Today, we tend to focus only on the small percentage of founders who raise large amounts of capital and become highly visible. But the beauty of the current ecosystem is that founders can now start businesses much faster than they could a few years ago. They can do it with fewer people, fewer resources and generate their first revenue much sooner than was possible three years ago.
What would say to a first-generation founder who has just had his/her first meaningful exit?
First, spend time introspecting about what you genuinely want to do for the next 20 years. What is the thing that excites you the most?
If your immediate answer is, ‘I just want to invest in other people’, then I would encourage you to probe deeper. What exactly about investing excites you? Two years from now, will you still find it fulfilling to sit through updates from your portfolio companies? Will you continue learning, growing and feeling challenged? Or are you simply attracted to the aura of being known as an investor?
You also need to think about the opportunities you may miss. One of the biggest sources of stress today is the feeling of constantly wondering whether you are ahead or falling behind. That restlessness never really goes away. Whether you are building your first company or have already had an exit, there will always be a part of you wondering what opportunities you are missing because the world is changing so quickly.

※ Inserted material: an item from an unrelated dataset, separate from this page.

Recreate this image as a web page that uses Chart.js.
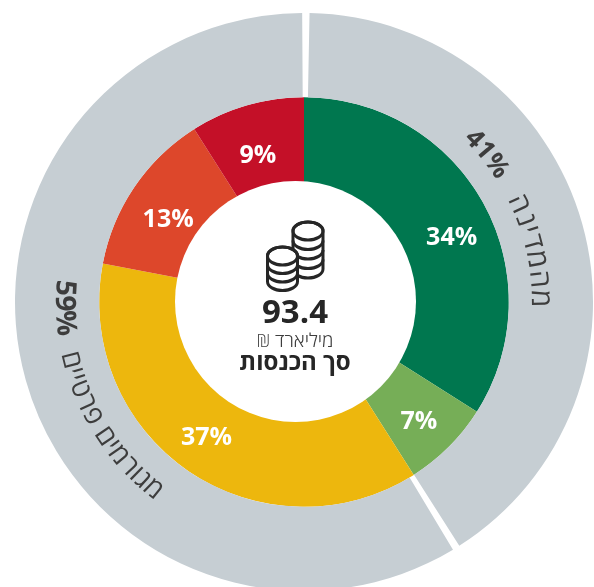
<!DOCTYPE html>
<html><head><meta charset="utf-8">
<style>html,body{margin:0;padding:0;background:#fff;overflow:hidden;width:594px;height:587px}canvas{position:absolute;left:0;top:0}</style>
<script src="https://cdn.jsdelivr.net/npm/chart.js@4"></script></head>
<body><canvas id="c" width="608" height="604" style="width:608px;height:604px"></canvas>
<script>
const innerCategories = ['34','7','37','13','9'];
const innerValues = [34, 7, 37, 13, 9];
const innerColors = ['#00774f', '#76ae57', '#edb70d', '#dd472b', '#c41028'];
const outerValues = [41, 59];
const outerNames = ['מהמדינה', 'מגורמים פרטיים'];
const totalValue = '93.4';
const totalUnit = 'מיליארד ₪';
const totalTitle = 'סך הכנסות';
const FONT = '"Open Sans", sans-serif';
const DARK = '#3d3d3d';

function arcText(ctx, c, runs, startDeg, r, cw) {
  let th = startDeg * Math.PI / 180;
  const sign = cw ? 1 : -1;
  ctx.textAlign = 'center'; ctx.textBaseline = 'alphabetic'; ctx.fillStyle = DARK;
  for (const run of runs) {
    ctx.font = run.font;
    for (const ch of run.chars) {
      const w = ctx.measureText(ch).width + (run.track || 0);
      const mid = th + sign * (w / 2) / r;
      ctx.save();
      ctx.translate(c.x + r * Math.sin(mid), c.y - r * Math.cos(mid));
      ctx.rotate(cw ? mid : mid + Math.PI);
      ctx.fillText(ch, 0, 0);
      ctx.restore();
      th += sign * w / r;
    }
    th += sign * (run.gap || 0) / r;
  }
}
function coinStack(ctx, x, yTop, rx, ry, step, n) {
  const top = yTop, bot = yTop + step * n;
  ctx.beginPath(); ctx.fillStyle = '#fff';
  ctx.ellipse(x, bot, rx, ry, 0, 0, Math.PI); ctx.lineTo(x - rx, top);
  ctx.ellipse(x, top, rx, ry, 0, Math.PI, 2 * Math.PI); ctx.closePath(); ctx.fill(); ctx.stroke();
  ctx.beginPath(); ctx.ellipse(x, top, rx, ry, 0, 0, Math.PI * 2); ctx.stroke();
  for (let i = 1; i < n; i++) { ctx.beginPath(); ctx.ellipse(x, top + step * i, rx, ry, 0, 0, Math.PI); ctx.stroke(); }
}
const overlay = {
  id: 'overlay',
  afterDatasetsDraw(chart) {
    const ctx = chart.ctx;
    const arcs = chart.getDatasetMeta(1).data;
    const c = { x: arcs[0].x, y: arcs[0].y };
    const hx = c.x - 8.5, hy = c.y - 0.5;
    ctx.save();
    ctx.fillStyle = '#fff';
    ctx.beginPath(); ctx.arc(hx, hy, 120.5, 0, Math.PI * 2); ctx.fill();
    const nudge = [4.5, 0.5, 2, -2.3, -1];
    const rad = [162, 164, 165, 160, 156];
    ctx.fillStyle = '#fff'; ctx.font = 'bold 25px ' + FONT;
    ctx.textAlign = 'center'; ctx.textBaseline = 'middle';
    arcs.forEach((a, i) => {
      const m = (a.startAngle + a.endAngle) / 2 + nudge[i] * Math.PI / 180;
      ctx.fillText(innerValues[i] + '%', c.x + rad[i] * Math.cos(m), c.y + rad[i] * Math.sin(m) + 2.5);
    });
    const heb = s => [...s].reverse();
    arcText(ctx, c, [
      { chars: [...(outerValues[0] + '%')], font: 'bold 26px ' + FONT, gap: 21 },
      { chars: heb(outerNames[0]), font: '28px ' + FONT, track: 1.5 }
    ], 44.4, 228, true);
    arcText(ctx, c, [
      { chars: [...(outerValues[1] + '%')], font: 'bold 28px ' + FONT, gap: 17 },
      { chars: heb(outerNames[1]), font: '27px ' + FONT, track: 0.5 }
    ], 275.2, 248, false);
    ctx.strokeStyle = '#262626'; ctx.lineWidth = 3;
    coinStack(ctx, 308, 231, 15, 9, 9.5, 4);
    coinStack(ctx, 282.5, 256, 15, 9, 8.5, 3);
    ctx.textAlign = 'center'; ctx.textBaseline = 'alphabetic'; ctx.fillStyle = '#262626';
    ctx.direction = 'ltr'; ctx.font = 'bold 33px ' + FONT;
    ctx.fillText(totalValue, 295, 323);
    ctx.direction = 'rtl'; ctx.font = '300 19px ' + FONT; ctx.fillStyle = '#3d3d3d';
    ctx.fillText(totalUnit, 295, 347);
    ctx.font = 'bold 24px ' + FONT; ctx.fillStyle = '#262626';
    ctx.fillText(totalTitle, 295, 370);
    ctx.restore();
  }
};
new Chart(document.getElementById('c'), {
  type: 'doughnut',
  plugins: [overlay],
  data: {
    labels: innerCategories,
    datasets: [
      { data: outerValues, backgroundColor: ['#c6ced3', '#c6ced3'], borderWidth: 0, spacing: 4, weight: 84, rotation: 0.5, radius: 287, cutout: '34%' },
      { data: innerValues, backgroundColor: innerColors, borderWidth: 0, spacing: 0, weight: 105, radius: 289, cutout: '34.5%' }
    ]
  },
  options: {
    responsive: false, animation: false,
    layout: { padding: 0 },
    plugins: { legend: { display: false }, tooltip: { enabled: false } }
  }
});
</script></body></html>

If you make seven or eight angel investments, you also need to understand that the bad news arrives first. The companies that fail will fail early. The ones that merely survive will take time. Real successes may take five or six years to emerge. You have to ask yourself whether that is the learning curve you want and whether, along the way, you will keep wondering if you could have built something better yourself.
The second thing is to remain consistent with your relationship with money. Whatever your philosophy towards money was when you started your business, try not to recalibrate it dramatically after your exit.
Don’t increase your risk profile simply because you now have money. Stay true to the DNA that helped you create wealth in the first place. If you suddenly start taking risks that are inconsistent with who you are, you may end up eroding wealth instead of creating it.